Saint Omer marks the first time ever, in more than 70 years of selections, that France has submitted a film directed by a Black woman to represent it in the Oscar race for best international feature. (All eligible countries can submit only a single film to contend for nominations in the category.) Having won the Venice Film Festival’s Grand Jury Prize and received universal acclaim, the movie was less a surprising choice than a sadly overdue one—and a testament to Diop’s undeniable accomplishment. The director calls this “the outcome of a political struggle I’ve been fighting for 20 years,” adding, “France has selected a film where form is at heart of the project, a very demanding film from a formal perspective—and directed by a Black woman on top of that.”

A highly regarded documentarian, Diop shifted to fiction filmmaking with Saint Omer, her narrative debut. Yet its roots are deeply historic and autobiographical: The movie, an evocation of the Greek tragedy of Medea, is based on the 2016 case of Fabienne Kabou, a French woman of Senegalese origin accused of infanticide, and who admitted in court to killing her 15-month-old daughter at the beach, the tide sweeping the child up. Diop attended this trial as an observer and was left shaken by it. “Due to my position as a woman—as a Black woman—I have a very specific point of view on this story that others did not have,” she says. In writing Saint Omer, she says she worked off of actual court transcripts to recreate that sensational, tragic courtroom experience—creating the character of Laurence Coly (Guslagie Malanda) as a stand-in for Kabou, and of a pregnant young novelist named Rama (Kayije Kagame) as a stand-in for herself. (Diop shares the screenplay credit with the film’s editor, Amrita David, as well as novelist Marie Ndiaye.)

© Super/Everett Collection.

Between Laurence and Rama, Saint Omer fashions an innovative two-hander. We’re largely in one setting, and mostly listening to Laurence’s testimony. Just as important as hearing the defendant’s words—her earnest, honest attempts to explain the inexplicable—is watching the attendee process them. “Without the character of Rama, it would have been very uncomfortable for me to make the film—I think it would have been nearly immoral and sick to look at such a horrific story that way,” Diop says. “This film puts two characters in parallel. One who would prefer not to speak but is forced to speak, and another who cannot speak and who ultimately speaks to us through the reactions her body has to the other woman’s words.”

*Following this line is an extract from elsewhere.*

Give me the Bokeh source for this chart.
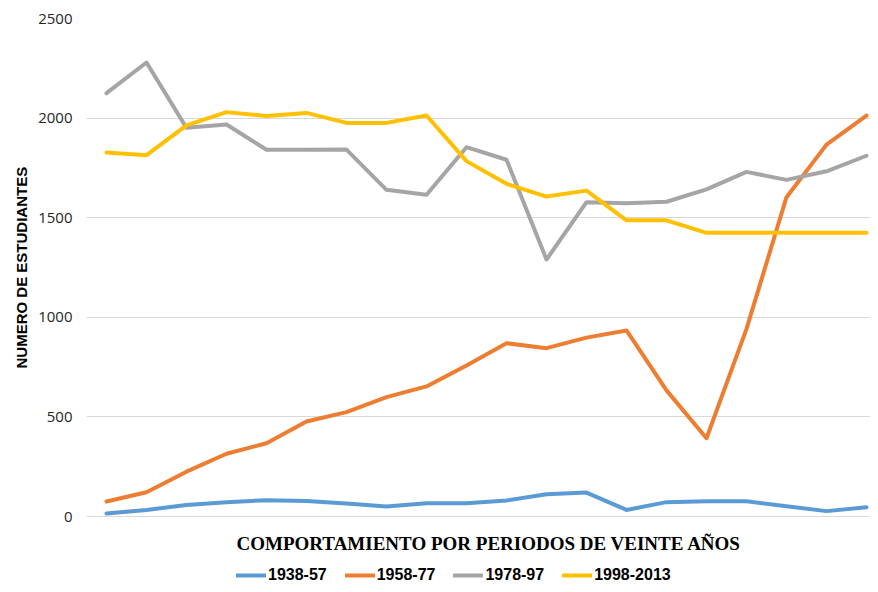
from bokeh.plotting import figure
from bokeh.models import Range1d, Legend, LegendItem, Label, FixedTicker, Title
from bokeh.embed import file_html
from bokeh.resources import INLINE

# ---- data ----
points = list(range(1, 21))
series_names = ["1938-57", "1958-77", "1978-97", "1998-2013"]
s1938_57 = [15, 33, 58, 72, 82, 78, 65, 50, 67, 67, 80, 112, 120, 33, 72, 76, 76, 52, 27, 47]
s1958_77 = [75, 122, 225, 315, 368, 477, 524, 599, 653, 758, 870, 845, 898, 934, 633, 393, 942, 1603, 1867, 2013]
s1978_97 = [2125, 2279, 1951, 1968, 1841, 1841, 1842, 1640, 1615, 1854, 1791, 1290, 1578, 1573, 1580, 1642, 1730, 1690, 1733, 1811]
s1998_2013 = [1827, 1814, 1963, 2030, 2011, 2026, 1976, 1976, 2013, 1784, 1670, 1606, 1636, 1487, 1487, 1424, 1424, 1424, 1424, 1424]
y_ticks = [0, 500, 1000, 1500, 2000, 2500]
colors = ["#5B9BD5", "#ED7D31", "#A5A5A5", "#FFC000"]
y_title = "NUMERO DE ESTUDIANTES"
x_title = "COMPORTAMIENTO POR PERIODOS DE VEINTE AÑOS"

# layout: plot area 86..870 px wide, 2500 at y=18, 0 at y=516; frame extends to the bottom
H = 584
top_px, zero_px = 18, 516
units_per_px = (y_ticks[-1] - y_ticks[0]) / (zero_px - top_px)
y_start = -(H - zero_px) * units_per_px

p = figure(width=870, height=H, output_backend="svg", toolbar_location=None,
           x_range=Range1d(0.5, 20.1), y_range=Range1d(y_start, y_ticks[-1]), x_axis_location=None,
           min_border_left=86, min_border_right=0, min_border_top=top_px, min_border_bottom=0)
p.outline_line_color = None
p.background_fill_color = "white"

p.xgrid.visible = False
p.ygrid.grid_line_color = "#D9D9D9"
p.ygrid.grid_line_width = 1

p.yaxis.ticker = FixedTicker(ticks=y_ticks)
p.yaxis.axis_line_color = None
p.yaxis.major_tick_line_color = None
p.yaxis.minor_tick_line_color = None
p.yaxis.major_tick_out = 0
p.yaxis.major_tick_in = 0
p.yaxis.minor_tick_out = 0
p.yaxis.major_label_text_font = "Open Sans"
p.yaxis.major_label_text_font_size = "15px"
p.yaxis.major_label_text_color = "#262626"
p.yaxis.major_label_standoff = 14

ylab = Title(text=y_title, align="left", offset=H - 368, standoff=11,
             text_font="Liberation Sans", text_font_style="bold", text_font_size="15px",
             text_color="#000000")
p.add_layout(ylab, "left")

renderers = []
for vals, c in zip([s1938_57, s1958_77, s1978_97, s1998_2013], colors):
    r = p.line(points, vals, line_color=c, line_width=4, line_join="round", line_cap="round")
    renderers.append(r)

title_lbl = Label(x=0.5 + 150 / 40, y=-(543 - zero_px) * units_per_px, text=x_title,
                  text_align="left", text_baseline="middle",
                  text_font="Liberation Serif", text_font_style="bold", text_font_size="19px",
                  text_color="#000000")
p.add_layout(title_lbl)

legend = Legend(items=[LegendItem(label=n, renderers=[r]) for n, r in zip(series_names, renderers)],
                orientation="horizontal", location=(150, 0))
legend.glyph_width = 30
legend.glyph_height = 16
legend.label_height = 16
legend.label_standoff = 2
legend.spacing = 18
legend.padding = 0
legend.margin = 0
legend.border_line_color = None
legend.background_fill_alpha = 0
legend.label_text_font = "Liberation Sans"
legend.label_text_font_style = "bold"
legend.label_text_font_size = "16px"
legend.label_text_color = "#000000"
p.add_layout(legend, "center")

open("out.html", "w").write(file_html(p, INLINE))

It’s a distinctive kind of cinematic language—subverting the conventions of courtroom drama for a thorny, formally innovative dual character study. Laurence essentially recites her biography before those eager to punish her. She describes her difficult upbringing and tumultuous relationship with her own mother; she achingly reflects on the isolation of life in what’s essentially single parenthood, an immigrant without many options and at the whims of people who don’t care to understand her. In encountering the darkest vision of motherhood, Rama internally examines her own impending life change.